It's been a little over a week since I've arrived in Guatemala. My first five days here were spent with the Trades of Hope Vision Team -- a seriously beautiful group of women who are so invested in seeing lives change through job creation. We had the incredible privilege of visiting our Trades of Hope artisans here (which I’ll share more on later). Being around their hearts, their stories, their support was such a blessing and balm to my soul. I remember sitting in MonoLoco (a sports bar themed restaurant where a cartoon “loco” monkey is painted on every wall), thinking to myself, “Am I really here? At this table, with the most glorious nachos in front of me, the most inspiring women around me, and all of the sounds and smells of Guatemala enveloping me?”
Guatemala has the same beauty I anticipate Heaven will also have. There are courtyards and pockets of secret gardens everywhere. And from every flourishing garden, there are views of mountains and volcanoes surrounding. Also at every turn are fallen ruins, silently telling stories of history and destruction, but also of hope. Since being here, I have made chocolate from cocoa beans, taken salsa dancing classes, climbed mountains into the clouds, sipped wine while walking through an organic farm, and spent a lot of time working on my Spanish.
I'm really all about long-term travel now. (Not to say I would turn down a 5-7 day trip to, well, anywhere, but that’s not the point.) Already, I feel like an Antigua local. I'm staying in a sweet, old woman's home where I eat delicious (sometimes wonderfully questionable) authentic Guatemalan food three times a day. I step out of the front door onto a 10-inch sidewalk, right next to a tiny convenience store (which we tenderly call the snack shack). There are always these dudes standing in front of the snack shack, whose gross stares, which lack subtly, I always pretend to be too oblivious to notice. But the fact I see them daily makes me feel like Antigua is home. In the States, walking to my front door or drinking coffee on my couch would give such a warm feeling, but this will do.

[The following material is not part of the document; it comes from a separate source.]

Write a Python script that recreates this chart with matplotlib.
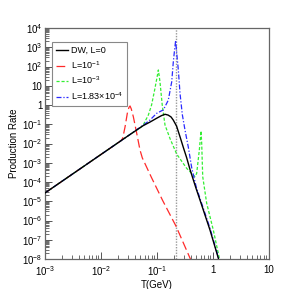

Like any local, I know the shop that sells the strawberry and Nutella crepes, and I know where to get the coffee and bacon flavored ice cream. I also know the ”exotic ice cream” shop owner’s story and that he just got the proofs for his eleventh book back today. These places are holes in the wall, but then again, everything in Antigua outside of Central Park is a hole in the wall. I like it that way. You have to try hard to find all of the amazing things Antigua has to offer. Perhaps I like it so much because maybe that means someday someone will take the time to find out all the things I have to offer, and somehow think that's pretty cool, too. Or perhaps I just really like strawberry and Nutella crepes.
I see people I know while walking down the streets already. Some of them attend the Spanish school (even though I've really only had in-depth conversations with the lady who mans the snack booth -- Pringles: the red can or green can?). Some of them are people who work in the markets. Some of them are people who regularly beg on the street. Either way, a familiar face is a familiar face, and that does allow some home-y feelings (which is probably more appropriate that the despicable guys outside the snack shack).
In addition to the sweet old woman, her family, and the family I am here with in Guatemala, some very sweet souls are staying in the house. I befriended two girls who are 20 as well. They remind me that I, too, am still a 20-year-old girl (despite the fact I feel 40). And I fantasize about going back with them to their lives of dorms and classes at NC State in August. I long for the securing arms that college seem to wrap around girls my age. SEU kicked me out after handing me my diploma, but maybe NC State will embrace me? I coo to that part of me that longs for comfort, "Sure, Liz, you can go back with them," as if I'm telling a child, “Yes, of course Santa Claus is real.”
Also living with us is a man form Brazil who lived in the Netherlands for five years. We talk in Dutch and reminisce about all of the Dutch foods until we can no longer stand the hunger for them. We talk geography, we talk customs, and again, there it is: that home-y warmth.
My days mainly consist of playing with three of the most creative and considerate little kids I know in the morning and exploring the country in the afternoons. And I feel so blessed. I am so thankful. For this place, for its beauty, for what I'm learning. I'm realizing my biggest fear was my life not turning out the way I had always planned: making lots of money, being married in my early twenties, feeling secure. The reality of my life now is more acute to: spending all my life's saving on traveling the world's cultures alone, being single alone, feeling anything but secure alone. And it's good. I'm realizing I was only afraid of these things because I didn't plan them, and that's no reason to be afraid. It's okay to take the time to feel alone, to feel like you're floating, to feel desires unfulfilled. Don't ignore those feelings, don't let them give you anxiety. For once I'm choosing to sit with them. Make a map of them. Welcome to the human experience in its entirety.